I'm sorry if you already posted this but, could you post the exact MSI motherboard model? If you do I'll be happy to download and review the manual to see if there are any "gocthas" in the BIOS settings.
One thing that you mentioned mentioned is the SATA settings. I'm used to seeing three choices, IDE, AHCI and RAID. You mentioned "IDE" and "RAID". The "IDE" setting that I'm used to seeing makes the SATA ports appear to be a normal Primary and Secondary IDE controller. That isn't usually what you want and it also prevents you from using any IDE ports that are on the motherboard. Setting IDE mode may actually cause Linux to use the IDE/ATA driver instead of the SATA driver. The AHCI mode usually assigns the SATA ports somewhere else besides the normal IDE controller addresses and enables faster DMA modes. I have also seen some BIOS software where you have to set RAID to get the AHCI mode. In that case just don't create any RAID arrays and the BIOS will run the SATA ports using AHCI mode. Unfortunately every BIOS is different.
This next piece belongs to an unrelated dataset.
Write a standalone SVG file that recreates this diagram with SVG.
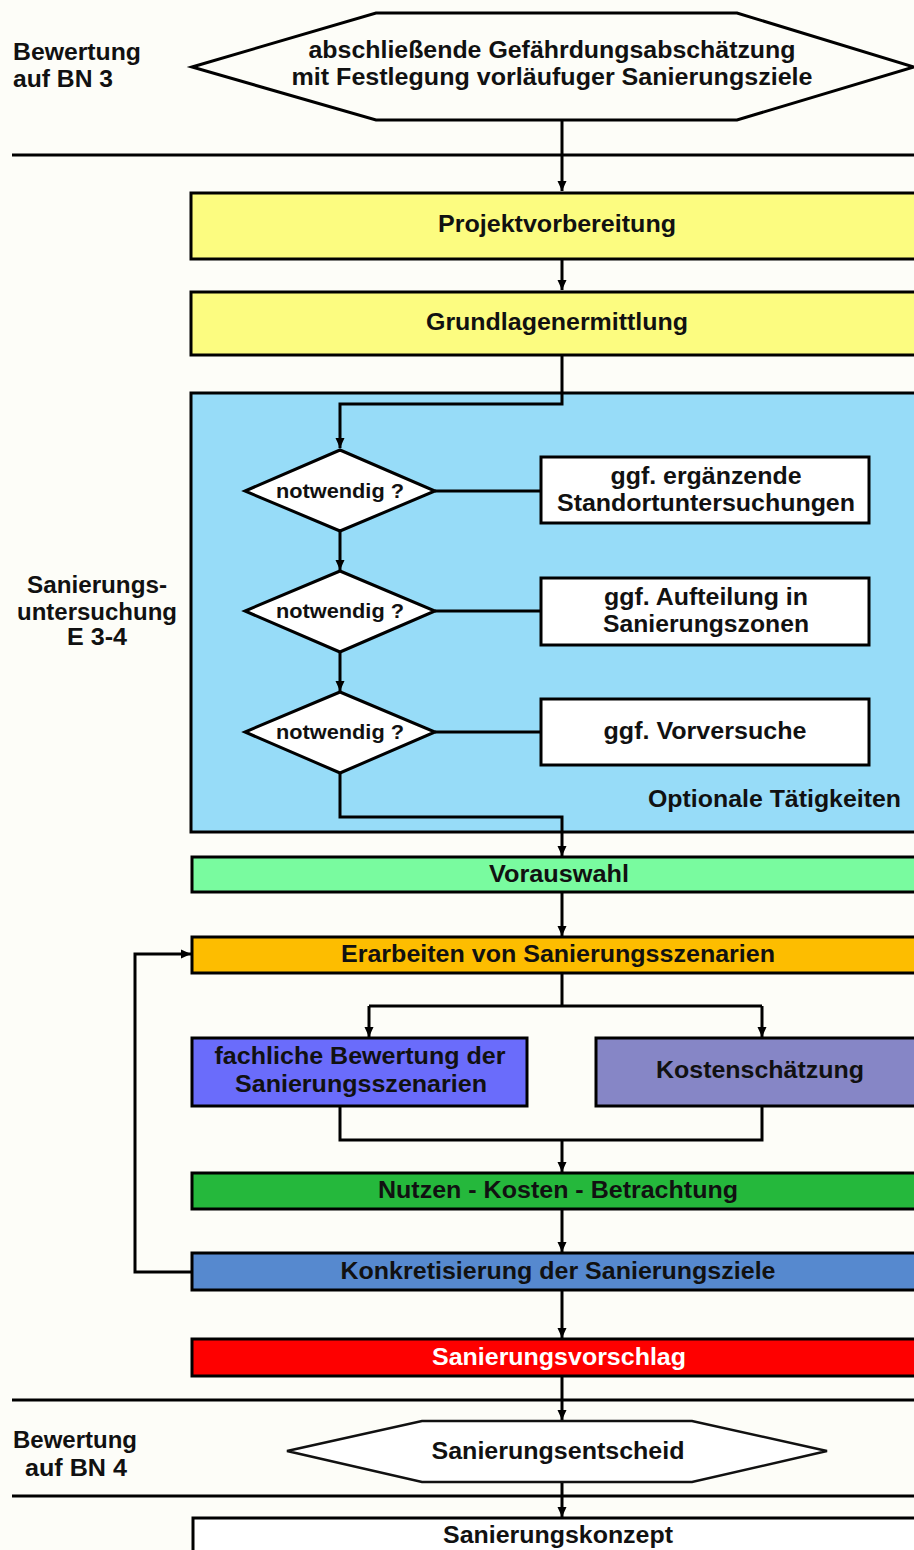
<svg xmlns="http://www.w3.org/2000/svg" width="914" height="1550" viewBox="0 0 914 1550">
  <defs>
    <marker id="arrow" markerUnits="userSpaceOnUse" markerWidth="11" markerHeight="10" refX="10" refY="5" orient="auto">
      <path d="M0,0.5 L10,5 L0,9.5 z" fill="#000"/>
    </marker>
    <style>
      text { font-family: "Liberation Sans", Arial, sans-serif; font-weight: bold; fill: #111; }
      .t { font-size: 23px; }
      .c { text-anchor: middle; }
      .q { font-size: 20px; }
      .box { stroke: #000; stroke-width: 3; }
      .sep { stroke: #000; stroke-width: 3; fill: none; }
      .conn { stroke: #000; stroke-width: 3; fill: none; }
    </style>
  </defs>

  <rect x="0" y="0" width="914" height="1550" fill="#fdfdf8"/>

  <!-- phase separators -->
  <g id="separators">
    <line class="sep" x1="12" y1="155" x2="914" y2="155"/>
    <line class="sep" x1="12" y1="1400" x2="914" y2="1400"/>
    <line class="sep" x1="12" y1="1496" x2="914" y2="1496"/>
  </g>

  <!-- phase labels -->
  <g id="label-bn3">
    <text class="t" x="13" y="60" textLength="128" lengthAdjust="spacingAndGlyphs">Bewertung</text>
    <text class="t" x="13" y="87" textLength="100" lengthAdjust="spacingAndGlyphs">auf BN 3</text>
  </g>
  <g id="label-e34">
    <text class="t c" x="97" y="593" textLength="140" lengthAdjust="spacingAndGlyphs">Sanierungs-</text>
    <text class="t c" x="97" y="620" textLength="160" lengthAdjust="spacingAndGlyphs">untersuchung</text>
    <text class="t c" x="97" y="645" textLength="60" lengthAdjust="spacingAndGlyphs">E 3-4</text>
  </g>
  <g id="label-bn4">
    <text class="t c" x="75" y="1448" textLength="124" lengthAdjust="spacingAndGlyphs">Bewertung</text>
    <text class="t c" x="76" y="1476" textLength="102" lengthAdjust="spacingAndGlyphs">auf BN 4</text>
  </g>

  <!-- optional activities panel -->
  <g id="panel-optional">
    <rect class="box" x="191" y="393" width="730" height="439" fill="#97dcf8"/>
    <text class="t" x="648" y="807" textLength="253" lengthAdjust="spacingAndGlyphs">Optionale Tätigkeiten</text>
  </g>

  <!-- connectors -->
  <g id="connectors" class="conn">
    <path d="M562,120 V191" marker-end="url(#arrow)"/>
    <path d="M562,259 V290" marker-end="url(#arrow)"/>
    <path d="M562,355 V404 H340 V448" marker-end="url(#arrow)"/>
    <path d="M435,491 H541"/>
    <path d="M435,611 H541"/>
    <path d="M435,732 H541"/>
    <path d="M340,531 V570" marker-end="url(#arrow)"/>
    <path d="M340,652 V691" marker-end="url(#arrow)"/>
    <path d="M340,773 V817 H562 V856" marker-end="url(#arrow)"/>
    <path d="M562,892 V936" marker-end="url(#arrow)"/>
    <path d="M562,973 V1006"/>
    <path d="M369,1006 H762"/>
    <path d="M369,1006 V1037" marker-end="url(#arrow)"/>
    <path d="M762,1006 V1037" marker-end="url(#arrow)"/>
    <path d="M340,1106 V1140 H762 V1106"/>
    <path d="M562,1140 V1172" marker-end="url(#arrow)"/>
    <path d="M562,1209 V1252" marker-end="url(#arrow)"/>
    <path d="M192,1272 H135 V954 H191" marker-end="url(#arrow)"/>
    <path d="M562,1290 V1338" marker-end="url(#arrow)"/>
    <path d="M562,1376 V1420" marker-end="url(#arrow)"/>
    <path d="M562,1482 V1517" marker-end="url(#arrow)"/>
  </g>

  <!-- nodes -->
  <g id="n-gefaehrdung">
    <polygon points="192,67 376,13 737,13 914,67 737,120 376,120" fill="#fdfdf8" stroke="#000" stroke-width="3"/>
    <text class="t c" x="552" y="58" textLength="487" lengthAdjust="spacingAndGlyphs">abschließende Gefährdungsabschätzung</text>
    <text class="t c" x="552" y="85" textLength="521" lengthAdjust="spacingAndGlyphs">mit Festlegung vorläufuger Sanierungsziele</text>
  </g>

  <g id="n-projekt">
    <rect class="box" x="191" y="193" width="730" height="66" fill="#fcfc80"/>
    <text class="t c" x="557" y="232" textLength="238" lengthAdjust="spacingAndGlyphs">Projektvorbereitung</text>
  </g>

  <g id="n-grundlagen">
    <rect class="box" x="191" y="292" width="730" height="63" fill="#fcfc80"/>
    <text class="t c" x="557" y="330" textLength="262" lengthAdjust="spacingAndGlyphs">Grundlagenermittlung</text>
  </g>

  <g id="d-notwendig-1">
    <polygon points="340,450 435,491 340,531 245,491" fill="#fff" stroke="#000" stroke-width="3"/>
    <text class="q c" x="340" y="498" textLength="128" lengthAdjust="spacingAndGlyphs">notwendig ?</text>
  </g>
  <g id="n-standort">
    <rect class="box" x="541" y="457" width="328" height="66" fill="#fff"/>
    <text class="t c" x="706" y="484" textLength="191" lengthAdjust="spacingAndGlyphs">ggf. ergänzende</text>
    <text class="t c" x="706" y="511" textLength="298" lengthAdjust="spacingAndGlyphs">Standortuntersuchungen</text>
  </g>

  <g id="d-notwendig-2">
    <polygon points="340,571 435,611 340,652 245,611" fill="#fff" stroke="#000" stroke-width="3"/>
    <text class="q c" x="340" y="618" textLength="128" lengthAdjust="spacingAndGlyphs">notwendig ?</text>
  </g>
  <g id="n-zonen">
    <rect class="box" x="541" y="578" width="328" height="67" fill="#fff"/>
    <text class="t c" x="706" y="605" textLength="204" lengthAdjust="spacingAndGlyphs">ggf. Aufteilung in</text>
    <text class="t c" x="706" y="632" textLength="206" lengthAdjust="spacingAndGlyphs">Sanierungszonen</text>
  </g>

  <g id="d-notwendig-3">
    <polygon points="340,692 435,732 340,773 245,732" fill="#fff" stroke="#000" stroke-width="3"/>
    <text class="q c" x="340" y="739" textLength="128" lengthAdjust="spacingAndGlyphs">notwendig ?</text>
  </g>
  <g id="n-vorversuche">
    <rect class="box" x="541" y="699" width="328" height="66" fill="#fff"/>
    <text class="t c" x="705" y="739" textLength="203" lengthAdjust="spacingAndGlyphs">ggf. Vorversuche</text>
  </g>

  <g id="n-vorauswahl">
    <rect class="box" x="192" y="857" width="730" height="35" fill="#79fb9f"/>
    <text class="t c" x="559" y="882" textLength="140" lengthAdjust="spacingAndGlyphs">Vorauswahl</text>
  </g>

  <g id="n-szenarien">
    <rect class="box" x="192" y="937" width="730" height="36" fill="#fdbd00"/>
    <text class="t c" x="558" y="962" textLength="434" lengthAdjust="spacingAndGlyphs">Erarbeiten von Sanierungsszenarien</text>
  </g>

  <g id="n-fachlich">
    <rect class="box" x="192" y="1038" width="335" height="68" fill="#6a6cfb"/>
    <text class="t c" x="360" y="1064" textLength="291" lengthAdjust="spacingAndGlyphs">fachliche Bewertung der</text>
    <text class="t c" x="361" y="1092" textLength="252" lengthAdjust="spacingAndGlyphs">Sanierungsszenarien</text>
  </g>

  <g id="n-kosten">
    <rect class="box" x="596" y="1038" width="330" height="68" fill="#8686c6"/>
    <text class="t c" x="760" y="1078" textLength="208" lengthAdjust="spacingAndGlyphs">Kostenschätzung</text>
  </g>

  <g id="n-nutzen">
    <rect class="box" x="192" y="1173" width="730" height="36" fill="#25b83c"/>
    <text class="t c" x="558" y="1198" textLength="360" lengthAdjust="spacingAndGlyphs">Nutzen - Kosten - Betrachtung</text>
  </g>

  <g id="n-konkretisierung">
    <rect class="box" x="192" y="1253" width="730" height="37" fill="#5689cf"/>
    <text class="t c" x="558" y="1279" textLength="435" lengthAdjust="spacingAndGlyphs">Konkretisierung der Sanierungsziele</text>
  </g>

  <g id="n-vorschlag">
    <rect class="box" x="192" y="1339" width="730" height="37" fill="#fe0000"/>
    <text class="t c" x="559" y="1365" textLength="254" lengthAdjust="spacingAndGlyphs" style="fill:#fff">Sanierungsvorschlag</text>
  </g>

  <g id="n-entscheid">
    <polygon points="287,1451 422,1421 692,1421 827,1451 692,1482 422,1482" fill="#fff" stroke="#111" stroke-width="2.5"/>
    <text class="t c" x="558" y="1459" textLength="253" lengthAdjust="spacingAndGlyphs">Sanierungsentscheid</text>
  </g>

  <g id="n-konzept">
    <rect class="box" x="193" y="1518" width="730" height="40" fill="#fff"/>
    <text class="t c" x="558" y="1543" textLength="230" lengthAdjust="spacingAndGlyphs">Sanierungskonzept</text>
  </g>
</svg>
Don't confuse the boot-loader (lilo) with the kernel. You can install multiple copies of lilo to different disks but you MUST install lilo with the BIOS hard disk boot order set the way it will be when you use that copy of lilo. When you switch the default boot disk between the SATA and IDE you will have to re-install lilo (use the lilo command). All the different copies of lilo can boot the same kernel files but they will only find the files if the disks are configured the way they were when lilo was installed.
The BIOS numbers hard disks like this.
0x80 - First hard disk (boot disk)
0x81 - Second hard disk
0x82 - Third hard disk
0x83 - Fourth hard disk
I do mean hard disks and NOT partitions or drive letters. All the partitions on the first hard disk use drive ID 0x80 because the BIOS doesn't know anything about partitions.
What the "lilo" installation command does is convert all of the Linux device names into the corresponding BIOS drive IDs. That's fine as long as those disks will be configured the same way when lilo actually boots. When the BIOS boots from a different disk it may assign different drive IDs even when that isn't necessary. It has to assign 0x80 to the boot disk but it might also rearrange the other IDs.
I recommend using grub for multi-booting especially if you will be booting from multiple hard disks. You can specify the file locations of the kernel and initrd to grub at boot time and boot from kernels that aren't even referenced in the grub configuration menu file.
If your ultimate goal is to boot from the SATA drive then I suggest that you configure it as the first hard disk boot drive and leave it configured that way. Double check the BIOS settings and verify that the kernel is detecting the device as an SATA drive and not an ATA/IDE drive. You can install lilo using any Linux OS as long as you identify the file locations using the device names that OS expects (not the OS ultimately being booted). Just make sure not to change the BIOS boot device after installing lilo.
What I usually do is boot the Slackware Setup CD.
Then I mount the new OS partition.
mount /dev/sda1 /mnt
I change the root to the new OS.
Mount the pseudo file-systems used by lilo to get system information.
mount -t proc none /proc
mount -t sysfs none /sys
Build the kernel if you want.
make clean all
Copy the kernel files to the /boot directory.
Change to the "etc" directory and edit the lilo configuration.
After saving "lilo.conf" then use the lilo command.
And finally un-mount everything.
Use Ctrl Alt Delete to reboot.
You have to do the lilo part of this (not the kernel build) whenever you rearrange the hard disk ordering in the BIOS or update the kernel file locations or files.
Using the kernel option "rdinit=ro" causes Linux to use the "init" process from the "initrd" image. To mount the root device read only just use the "ro" option (no quotes). I think the "ro" option is what you actually want to use. Are you using an "initrd" image? The only reason to do that is if the root device driver (SATA or IDE) is not built into the kernel that you selected. To use an initrd image you have to specify the "initrd=" option in "lilo.conf". You should not have to include the "rdinit=ro" option in the boot command to lilo.